Classification of structures from atmospheric time series

Time series are a major source of information about atmospheric boundary layer characteristics. Under specific situations, such as in convective or canopy turbulence, time series are frequently characterized by coherent structures of mostly known origin. These include ramp-cliff convective patterns and inflection-point instability above canopies, and several techniques have been developed for their detection and understanding. Stable boundary layers are also characterized by a myriad of structures, but their characteristics and generating mechanisms are generally unknown. Common approaches for detecting coherent structures are of limited use under these conditions. Still, the importance of understanding the stable boundary layer structures cannot be overstated, considering the inadequate treatment of stable conditions in numerical models.

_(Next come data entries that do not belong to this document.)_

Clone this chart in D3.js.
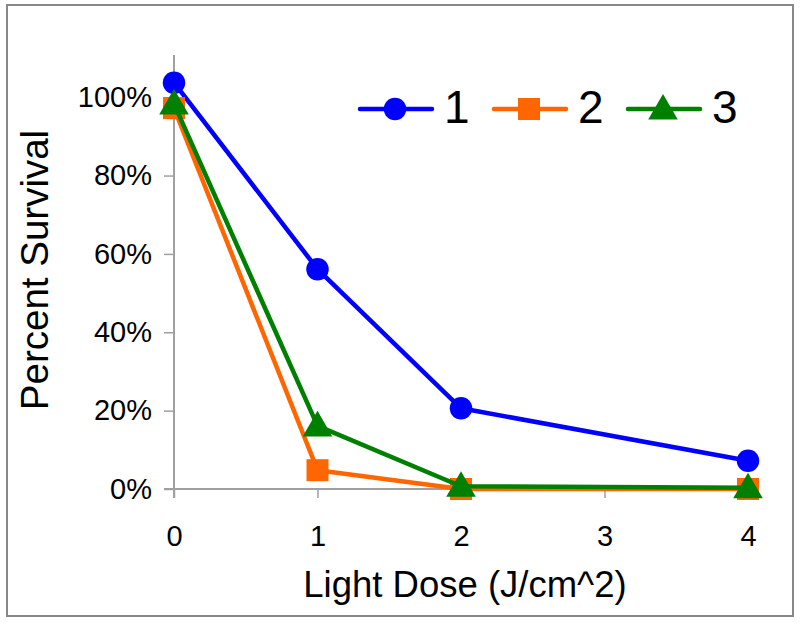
<!DOCTYPE html>
<html><head><meta charset="utf-8">
<script src="https://cdn.jsdelivr.net/npm/d3@7"></script>
<style>body{margin:0;background:#fff}svg{display:block}text{font-family:"Liberation Sans",Arial,sans-serif;fill:#000}</style>
</head><body>
<script>
const doses = [0, 1, 2, 4];
const xTicks = [0, 1, 2, 3, 4];
const yTicks = [0, 0.2, 0.4, 0.6, 0.8, 1.0];
const seriesNames = ["1", "2", "3"];
const series1 = [1.037, 0.561, 0.206, 0.072];
const series2 = [0.972, 0.048, 0.0, 0.0];
const series3 = [0.983, 0.161, 0.007, 0.003];
const colors = ["#0000FF", "#FF6600", "#008000"];
const shapes = [d3.symbolCircle, d3.symbolSquare, d3.symbolTriangle];
const xLabel = "Light Dose (J/cm^2)";
const yLabel = "Percent Survival";

const W = 800, H = 625;
const svg = d3.select("body").append("svg").attr("width", W).attr("height", H);

svg.append("rect").attr("x", 7).attr("y", 5).attr("width", 786).attr("height", 611)
  .attr("fill", "#fff").attr("stroke", "#888").attr("stroke-width", 2);

const x = d3.scaleLinear().domain([0, 4]).range([174, 748]);
const y = d3.scaleLinear().domain([0, 1.1]).range([489, 58]);

const FONT = "Liberation Sans, Arial, sans-serif";
// axes
const yAxis = d3.axisLeft(y).tickValues(yTicks).tickSize(10).tickFormat(d3.format(".0%")).tickPadding(12);
const gy = svg.append("g").attr("transform", `translate(${x(0)},0)`).call(yAxis);
gy.select(".domain").attr("stroke", "#a0a0a0").attr("stroke-width", 2).attr("d", `M0,${y(1.1)-3}V${y(0)+9}`);
gy.selectAll(".tick line").attr("stroke", "#a0a0a0").attr("stroke-width", 1.5);
gy.selectAll(".tick text").attr("font-size", 29).attr("font-family", FONT).attr("fill", "#000");

const xAxis = d3.axisBottom(x).tickValues(xTicks).tickSize(9).tickFormat(d3.format("d")).tickPadding(27);
const gx = svg.append("g").attr("transform", `translate(0,${y(0)})`).call(xAxis);
gx.select(".domain").attr("stroke", "#a0a0a0").attr("stroke-width", 2).attr("d", `M${x(0)-10},0H${x(4)}`);
gx.selectAll(".tick line").attr("stroke", "#a0a0a0").attr("stroke-width", 1.5);
gx.selectAll(".tick text").attr("font-size", 29).attr("font-family", FONT).attr("fill", "#000");

// axis titles
svg.append("text").attr("x", 465).attr("y", 597).attr("text-anchor", "middle")
  .attr("font-size", 36.5).text(xLabel);
svg.append("text").attr("transform", "translate(48,270) rotate(-90)").attr("text-anchor", "middle")
  .attr("font-size", 38.5).text(yLabel);

// series
const allSeries = [series1, series2, series3];
const sizes = [22.5*22.5*Math.PI/4, 22*22, 27*27*0.52];
const line = d3.line().x((d, i) => x(doses[i])).y(d => y(d));
allSeries.forEach((vals, s) => {
  const g = svg.append("g");
  g.append("path").datum(vals).attr("d", line).attr("fill", "none")
    .attr("stroke", colors[s]).attr("stroke-width", 4.5).attr("stroke-linejoin", "round");
  g.selectAll("path.m").data(vals).join("path").attr("class", "m")
    .attr("transform", (d, i) => `translate(${x(doses[i])},${y(d) + (s === 2 ? 2 : 0)})`)
    .attr("d", d3.symbol().type(shapes[s]).size(sizes[s]))
    .attr("fill", colors[s]);
});

// legend
const legX = [360, 494, 628];
const legY = 109;
seriesNames.forEach((n, s) => {
  const g = svg.append("g");
  g.append("line").attr("x1", legX[s]).attr("x2", legX[s] + 72).attr("y1", legY).attr("y2", legY)
    .attr("stroke", colors[s]).attr("stroke-width", 4.5).attr("stroke-linecap", "round");
  g.append("path").attr("transform", `translate(${legX[s] + 35},${legY + (s === 2 ? 2 : 0)})`)
    .attr("d", d3.symbol().type(shapes[s]).size(sizes[s])).attr("fill", colors[s]);
  g.append("text").attr("x", legX[s] + 84).attr("y", 123).attr("font-size", 46).text(n);
});
</script>
</body></html>
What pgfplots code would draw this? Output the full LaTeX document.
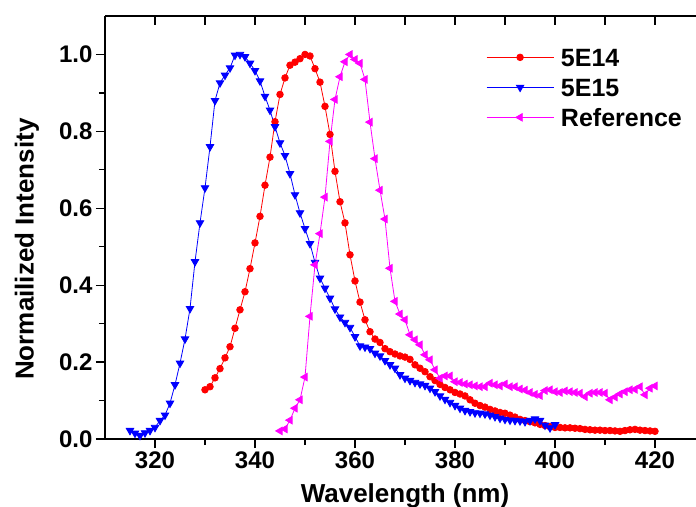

We present a new technique for detecting and classifying structures from time series. The main idea of the technique is in defining structures as time-series subsequences that are significantly different from noise. This switches the focus of the approach towards defining the characteristics of noise, which is in many situations an easier problem than defining a structure. For atmospheric time series, a natural characterization of the noise is red noise, which is a stationary AR(1) process. The method consists of two steps. In the first step, the structures are detected as non-noise time-series subsequences. In the second step, the detected structures are classified in groups with similar characteristics using hierarchical clustering. We show that the method successfully recognizes and clusters the usual coherent structures, and that it also classifies unknown structures in stable conditions in a way that is useful for their further study.